Records with drawing code
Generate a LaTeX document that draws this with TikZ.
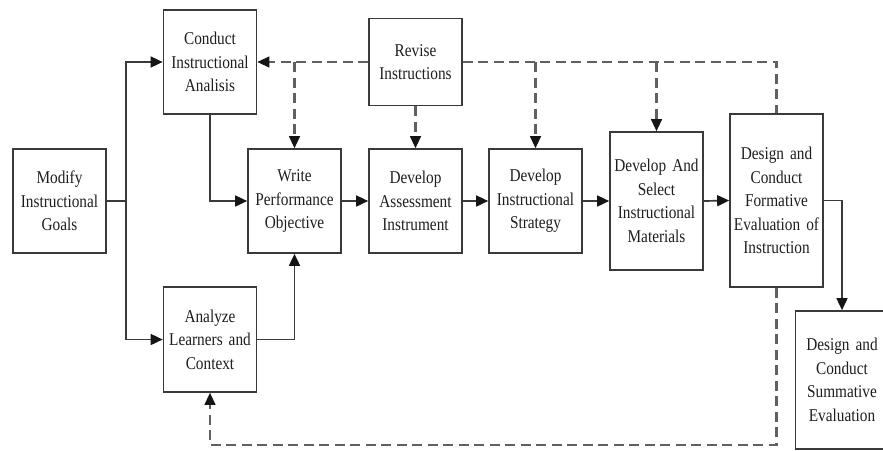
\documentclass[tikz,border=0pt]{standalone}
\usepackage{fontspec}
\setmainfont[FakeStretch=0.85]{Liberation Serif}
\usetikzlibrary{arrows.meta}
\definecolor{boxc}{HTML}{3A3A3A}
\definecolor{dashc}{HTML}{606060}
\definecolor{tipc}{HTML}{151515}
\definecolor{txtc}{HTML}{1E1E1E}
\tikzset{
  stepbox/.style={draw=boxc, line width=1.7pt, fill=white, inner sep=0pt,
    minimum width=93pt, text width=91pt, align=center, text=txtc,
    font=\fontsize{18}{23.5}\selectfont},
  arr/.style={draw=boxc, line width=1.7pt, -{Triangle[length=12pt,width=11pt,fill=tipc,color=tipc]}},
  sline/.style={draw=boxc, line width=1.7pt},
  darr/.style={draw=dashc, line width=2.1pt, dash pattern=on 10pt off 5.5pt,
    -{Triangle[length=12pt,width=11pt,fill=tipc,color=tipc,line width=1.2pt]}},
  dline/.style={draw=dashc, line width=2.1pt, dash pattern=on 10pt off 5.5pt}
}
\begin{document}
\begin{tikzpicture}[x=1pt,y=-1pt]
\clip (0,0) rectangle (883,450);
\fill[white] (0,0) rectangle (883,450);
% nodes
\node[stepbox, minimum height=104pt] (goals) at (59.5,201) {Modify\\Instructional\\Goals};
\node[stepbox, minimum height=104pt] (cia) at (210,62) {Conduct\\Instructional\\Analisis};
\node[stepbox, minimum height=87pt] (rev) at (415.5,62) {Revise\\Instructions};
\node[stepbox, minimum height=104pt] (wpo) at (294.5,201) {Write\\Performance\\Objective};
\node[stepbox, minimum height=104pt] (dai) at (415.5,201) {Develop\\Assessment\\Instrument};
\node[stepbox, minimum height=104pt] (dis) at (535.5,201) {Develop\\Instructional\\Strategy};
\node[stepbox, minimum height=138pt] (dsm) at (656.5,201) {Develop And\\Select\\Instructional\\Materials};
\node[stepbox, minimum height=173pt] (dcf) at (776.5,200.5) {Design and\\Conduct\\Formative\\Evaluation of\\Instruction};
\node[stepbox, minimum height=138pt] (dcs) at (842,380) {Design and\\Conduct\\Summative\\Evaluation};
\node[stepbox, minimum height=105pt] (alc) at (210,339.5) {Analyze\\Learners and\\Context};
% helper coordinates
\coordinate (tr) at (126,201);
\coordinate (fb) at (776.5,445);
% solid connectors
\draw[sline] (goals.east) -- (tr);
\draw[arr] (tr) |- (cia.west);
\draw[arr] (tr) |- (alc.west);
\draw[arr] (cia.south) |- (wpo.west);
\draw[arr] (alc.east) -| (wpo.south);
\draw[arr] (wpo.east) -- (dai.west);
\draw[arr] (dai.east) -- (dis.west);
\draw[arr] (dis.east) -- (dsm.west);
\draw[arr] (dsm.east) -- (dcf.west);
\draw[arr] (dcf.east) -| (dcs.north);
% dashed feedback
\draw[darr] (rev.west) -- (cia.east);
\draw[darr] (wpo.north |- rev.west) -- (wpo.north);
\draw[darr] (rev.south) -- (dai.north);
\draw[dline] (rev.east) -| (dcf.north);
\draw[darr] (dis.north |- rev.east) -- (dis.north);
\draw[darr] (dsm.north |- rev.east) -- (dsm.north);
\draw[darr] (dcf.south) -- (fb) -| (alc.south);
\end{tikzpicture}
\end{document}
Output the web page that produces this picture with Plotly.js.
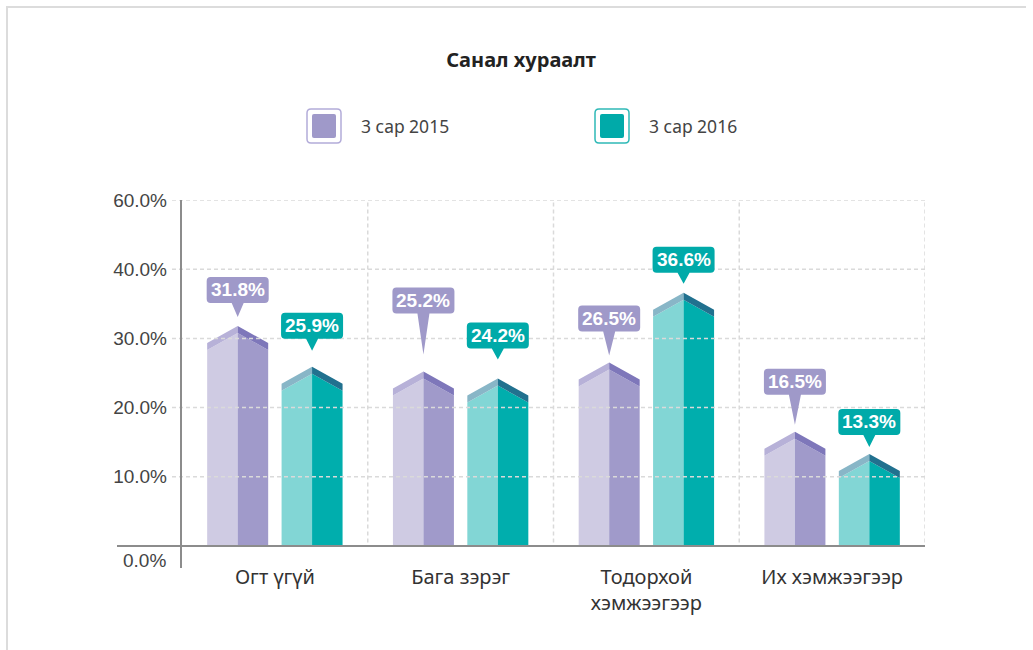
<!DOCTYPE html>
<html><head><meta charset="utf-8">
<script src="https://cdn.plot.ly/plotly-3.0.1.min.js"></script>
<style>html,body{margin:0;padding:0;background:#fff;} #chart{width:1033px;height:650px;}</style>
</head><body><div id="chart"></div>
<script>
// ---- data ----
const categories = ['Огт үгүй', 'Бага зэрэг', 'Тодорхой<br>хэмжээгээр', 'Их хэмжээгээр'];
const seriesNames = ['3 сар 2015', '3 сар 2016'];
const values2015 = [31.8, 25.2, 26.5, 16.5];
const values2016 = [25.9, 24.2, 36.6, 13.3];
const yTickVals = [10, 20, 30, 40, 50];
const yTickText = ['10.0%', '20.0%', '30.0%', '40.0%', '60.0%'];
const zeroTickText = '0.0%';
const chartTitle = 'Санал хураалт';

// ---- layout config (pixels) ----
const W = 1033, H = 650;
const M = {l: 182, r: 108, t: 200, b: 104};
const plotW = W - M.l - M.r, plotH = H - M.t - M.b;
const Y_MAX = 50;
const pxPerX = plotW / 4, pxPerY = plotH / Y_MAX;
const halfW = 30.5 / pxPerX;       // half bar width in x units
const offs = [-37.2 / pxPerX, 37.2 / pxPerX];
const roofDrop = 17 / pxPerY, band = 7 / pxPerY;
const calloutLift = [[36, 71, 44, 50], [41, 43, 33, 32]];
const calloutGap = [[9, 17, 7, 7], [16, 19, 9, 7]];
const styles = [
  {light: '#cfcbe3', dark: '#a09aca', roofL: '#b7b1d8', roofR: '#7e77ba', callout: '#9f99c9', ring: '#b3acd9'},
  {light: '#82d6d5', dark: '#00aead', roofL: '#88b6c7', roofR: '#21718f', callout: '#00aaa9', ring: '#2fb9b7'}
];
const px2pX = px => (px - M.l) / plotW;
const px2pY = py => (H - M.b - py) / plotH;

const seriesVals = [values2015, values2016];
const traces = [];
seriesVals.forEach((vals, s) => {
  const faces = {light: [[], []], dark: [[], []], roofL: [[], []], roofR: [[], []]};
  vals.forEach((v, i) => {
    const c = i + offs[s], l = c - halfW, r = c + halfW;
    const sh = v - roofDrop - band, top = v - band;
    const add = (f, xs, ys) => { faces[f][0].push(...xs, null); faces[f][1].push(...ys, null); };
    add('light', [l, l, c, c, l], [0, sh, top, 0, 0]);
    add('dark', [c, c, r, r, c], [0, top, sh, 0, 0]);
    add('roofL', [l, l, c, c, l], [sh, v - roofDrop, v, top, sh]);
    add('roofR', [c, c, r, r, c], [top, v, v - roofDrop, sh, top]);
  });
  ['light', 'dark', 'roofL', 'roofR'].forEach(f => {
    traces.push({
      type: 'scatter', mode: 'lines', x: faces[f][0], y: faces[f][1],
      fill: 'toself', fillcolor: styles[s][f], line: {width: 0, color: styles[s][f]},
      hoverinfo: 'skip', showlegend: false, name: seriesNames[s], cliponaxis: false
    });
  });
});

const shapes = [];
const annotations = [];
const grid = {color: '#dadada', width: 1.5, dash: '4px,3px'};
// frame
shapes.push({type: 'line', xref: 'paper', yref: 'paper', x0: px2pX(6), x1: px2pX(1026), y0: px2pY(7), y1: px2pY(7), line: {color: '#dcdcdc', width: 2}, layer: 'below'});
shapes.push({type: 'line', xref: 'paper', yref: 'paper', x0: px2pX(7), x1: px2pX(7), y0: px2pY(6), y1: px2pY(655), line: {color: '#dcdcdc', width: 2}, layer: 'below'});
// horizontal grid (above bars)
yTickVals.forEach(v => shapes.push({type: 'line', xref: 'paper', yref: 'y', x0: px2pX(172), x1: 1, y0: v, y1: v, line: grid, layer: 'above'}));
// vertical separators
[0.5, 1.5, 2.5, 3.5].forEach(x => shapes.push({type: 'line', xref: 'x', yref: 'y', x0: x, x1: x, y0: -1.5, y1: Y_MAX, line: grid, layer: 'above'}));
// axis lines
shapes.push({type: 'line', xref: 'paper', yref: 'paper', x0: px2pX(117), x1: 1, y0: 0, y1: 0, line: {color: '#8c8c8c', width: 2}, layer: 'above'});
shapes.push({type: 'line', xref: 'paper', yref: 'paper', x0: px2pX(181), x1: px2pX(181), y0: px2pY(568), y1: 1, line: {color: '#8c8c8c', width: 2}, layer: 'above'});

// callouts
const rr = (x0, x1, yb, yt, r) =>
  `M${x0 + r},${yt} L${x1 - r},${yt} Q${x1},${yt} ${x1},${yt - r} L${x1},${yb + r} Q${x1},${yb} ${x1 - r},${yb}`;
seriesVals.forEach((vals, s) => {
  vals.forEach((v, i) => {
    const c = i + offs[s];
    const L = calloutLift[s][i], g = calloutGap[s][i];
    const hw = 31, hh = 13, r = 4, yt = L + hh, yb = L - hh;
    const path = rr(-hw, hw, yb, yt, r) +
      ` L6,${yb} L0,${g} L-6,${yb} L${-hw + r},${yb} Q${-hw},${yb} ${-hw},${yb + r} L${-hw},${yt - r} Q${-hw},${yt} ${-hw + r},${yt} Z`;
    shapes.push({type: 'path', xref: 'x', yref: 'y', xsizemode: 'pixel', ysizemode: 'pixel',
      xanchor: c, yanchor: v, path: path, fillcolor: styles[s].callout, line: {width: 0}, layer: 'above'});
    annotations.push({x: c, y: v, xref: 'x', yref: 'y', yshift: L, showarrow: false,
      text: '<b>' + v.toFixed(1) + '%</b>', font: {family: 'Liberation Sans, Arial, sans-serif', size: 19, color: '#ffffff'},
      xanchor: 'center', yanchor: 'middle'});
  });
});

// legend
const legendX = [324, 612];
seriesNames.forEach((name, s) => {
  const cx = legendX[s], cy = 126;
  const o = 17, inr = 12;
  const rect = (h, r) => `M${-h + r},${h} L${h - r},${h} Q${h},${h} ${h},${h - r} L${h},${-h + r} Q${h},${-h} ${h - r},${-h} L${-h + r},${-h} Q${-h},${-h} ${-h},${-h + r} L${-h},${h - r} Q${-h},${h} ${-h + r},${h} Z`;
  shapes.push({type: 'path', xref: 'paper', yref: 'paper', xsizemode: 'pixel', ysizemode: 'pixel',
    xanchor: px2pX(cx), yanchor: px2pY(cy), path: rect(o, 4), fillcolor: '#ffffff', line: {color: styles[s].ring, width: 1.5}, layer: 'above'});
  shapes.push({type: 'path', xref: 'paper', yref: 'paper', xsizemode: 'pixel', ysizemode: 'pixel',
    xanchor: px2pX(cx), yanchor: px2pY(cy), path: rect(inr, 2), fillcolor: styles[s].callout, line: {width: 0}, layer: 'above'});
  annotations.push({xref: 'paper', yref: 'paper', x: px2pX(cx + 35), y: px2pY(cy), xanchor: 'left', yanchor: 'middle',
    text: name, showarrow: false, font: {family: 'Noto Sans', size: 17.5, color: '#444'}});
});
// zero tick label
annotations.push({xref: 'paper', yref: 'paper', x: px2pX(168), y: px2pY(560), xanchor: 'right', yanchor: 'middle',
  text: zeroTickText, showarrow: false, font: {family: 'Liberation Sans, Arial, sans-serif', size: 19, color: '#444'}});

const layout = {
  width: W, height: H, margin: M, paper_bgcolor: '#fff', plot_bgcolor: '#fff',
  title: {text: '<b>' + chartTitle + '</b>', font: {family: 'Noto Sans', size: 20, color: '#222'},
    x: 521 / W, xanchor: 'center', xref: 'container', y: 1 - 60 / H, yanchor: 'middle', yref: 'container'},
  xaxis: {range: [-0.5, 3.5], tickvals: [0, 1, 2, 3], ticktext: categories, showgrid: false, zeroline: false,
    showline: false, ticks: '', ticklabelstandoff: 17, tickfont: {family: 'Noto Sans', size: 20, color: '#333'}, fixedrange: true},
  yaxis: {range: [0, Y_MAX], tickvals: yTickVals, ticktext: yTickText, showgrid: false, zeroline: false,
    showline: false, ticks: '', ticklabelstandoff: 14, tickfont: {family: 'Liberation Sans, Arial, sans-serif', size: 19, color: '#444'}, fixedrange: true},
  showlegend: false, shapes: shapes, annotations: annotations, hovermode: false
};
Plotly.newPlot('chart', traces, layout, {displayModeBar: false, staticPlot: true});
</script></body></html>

#### Work required:
Above are some records. Output exactly the lines from the one that contains "Output the web" to the one that contains "const chartTitle = 'Санал хураалт';", keeping both, and omit the pictures.

#### Output of the exercise:
Output the web page that produces this picture with Plotly.js.
<!DOCTYPE html>
<html><head><meta charset="utf-8">
<script src="https://cdn.plot.ly/plotly-3.0.1.min.js"></script>
<style>html,body{margin:0;padding:0;background:#fff;} #chart{width:1033px;height:650px;}</style>
</head><body><div id="chart"></div>
<script>
// ---- data ----
const categories = ['Огт үгүй', 'Бага зэрэг', 'Тодорхой<br>хэмжээгээр', 'Их хэмжээгээр'];
const seriesNames = ['3 сар 2015', '3 сар 2016'];
const values2015 = [31.8, 25.2, 26.5, 16.5];
const values2016 = [25.9, 24.2, 36.6, 13.3];
const yTickVals = [10, 20, 30, 40, 50];
const yTickText = ['10.0%', '20.0%', '30.0%', '40.0%', '60.0%'];
const zeroTickText = '0.0%';
const chartTitle = 'Санал хураалт';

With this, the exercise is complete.